INTERVIEW WITH RAVI AGARWAL
Camilla Boemio: You are an artist, a writer and an environmentalist. Your work includes photography, video, installation and public art. You have also produced a successful photo book, Down and Out, labouring under globalization (OUP, 2000). Can you tell about it and your background?
Ravi Agarwal: It all began with my first camera when I was 12 years old. Ever since it has been a constant discovery of a personalised world. I became an engineer, an entrepreneur, an activist along the way, and in many ways my search was driven by the world I could only see through my camera. We seem to have lost our sense of mortality, frailness and interdependency. My camera produced an order and a retreat which was only mine.
I think curiosity, passion, aesthetics find their own forms. Art brought them all together for me I tried public art, video, and continue to attempt new ways. Down and out, the book, was an invitation by an academic to collaborate with him on the project. It helped me understand both issues of power and representation in photography, but also about the dignity and humility of those people who power India’s economy from the ground up, the poor, migrant workers. It was about the politics of migration, but was also a personal journey in documenting ‘others.’
CB: Can you tell about your personal ecologies?
RA: Increasingly I saw my work as being reflective of my subjectivity. For example, it was less a photograph of something outside, a ‘truth’ but rather my subjectivity about it. My work became more self reflexive. In many of the works, such as “Extinction?” or “Ecology of Desire” series, I try and explore my encounter with these ideas. They are not told as larger narratives, but personal stories and questions which could have meaning for others.
CB: How do we know nature?
I’m thinking of The Sewage Pond’s Memoir, your film show during the After the Crash group show of the Orto Botanico Museum (part of the ISWA European Project) .

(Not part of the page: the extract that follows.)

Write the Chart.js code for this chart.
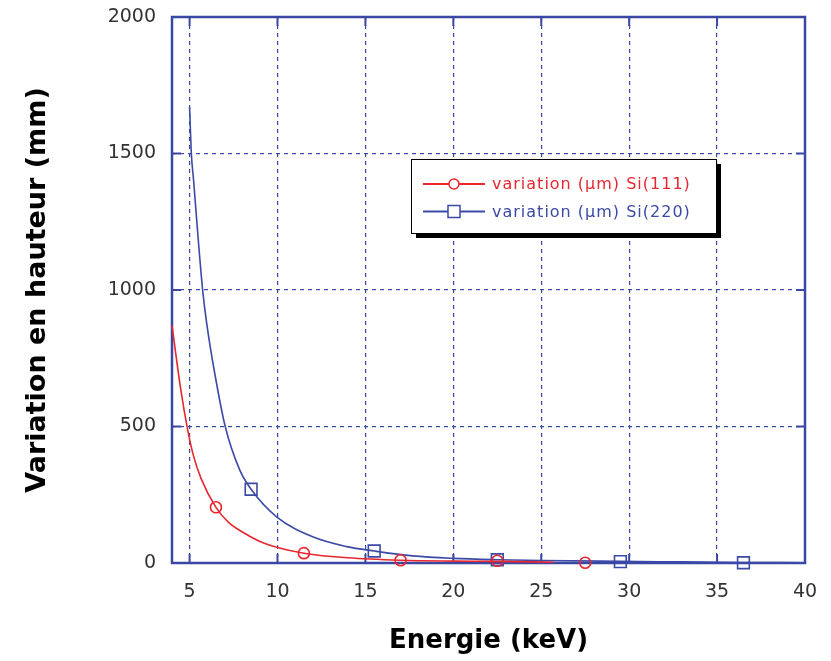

RA: The video deals with the idea that all in nature as we have made it, is not what it seems. It is being destroyed even if it seems it is still intact, and while we thing we can preserve it, we are actually causing its destruction. New technological projects like urban centres, cities distance us from precious life giving resources, and numb us into a feeling of false safety.
I feel we seem to have reduced nature to mean a few things such as a resource, a place to conquer, or even a landscape to be appreciated. However, even if we do not accept it, we live in a very complex relationship to the world outside of ourselves. We try and analyse this in linear ways, but it always confounds us. When we think of happiness, somewhere nature, is part of it. I think it is time we accept again that we have only scraped the surface of our relationship with the universe, and that we live in it beyond our understanding of it.
CB: Bruno Latour, the science philosopher challenges this divide, and calls for the co-evolution of the idea of nature through a collective of science and society. Can you tell me about him?
RA: Latour is very important since he re-questions our reduced idea of nature and brings out the complex ways we form ideas of it. Along with Tim Morrison he also questions the category of ‘nature’ itself. He brings in a new discourse about objects and nature, which helps open up the question of ‘nature’ once more.
CB: We are in a dysfunctional system – offshore economies/ecological crisis – are we witnessing the decline of Western democratic capitalism?
RA: We have entered a new world where we have reaffirmed our faith in economic and financial markets as the key to the future. We always have had them, but always they have been balanced along with other ideas of equity, justice, spirituality, humanness, collectiveness. Somehow at the moment these have been erased, and the new economy had become central to our futures. The Western model of development has been internalised by the new developing nations. The promise of this can be different than what has already happened in the western world. We have the ‘new west’ in the east now. It is a continuation of the past, only the terrain has shifted. We need to find new forms, a new politics – only the artist can lead the way.
In my artistic practice I try and think of and locate myself in these questions. For example the work Have you seen the flowers on the river takes about local sustainability in a globalising city.
CB: How will climate change alter our life?
RA: We cannot even understand all its dimensions. We know certain things like changing weather, melting polar ice caps, new extinctions etc. Our human world exists in a fine ecological temperature niche, it defines our energy exchanges, our species distribution, our climate, our agriculture – everything we know, is defined in that ecological niche. Change that niche – we move the land under our feet – everything will change!
CB: A world in change may be an archive of global desires and perceived threats – what do you think?
RA: In ways these ideas also drive my work. The fear of loss, pain, death. It is the primordial fear of being mortal. I feel the archive is a trunk full of fear. When we overcome it – can we still live? The world changes, but fear remains constant.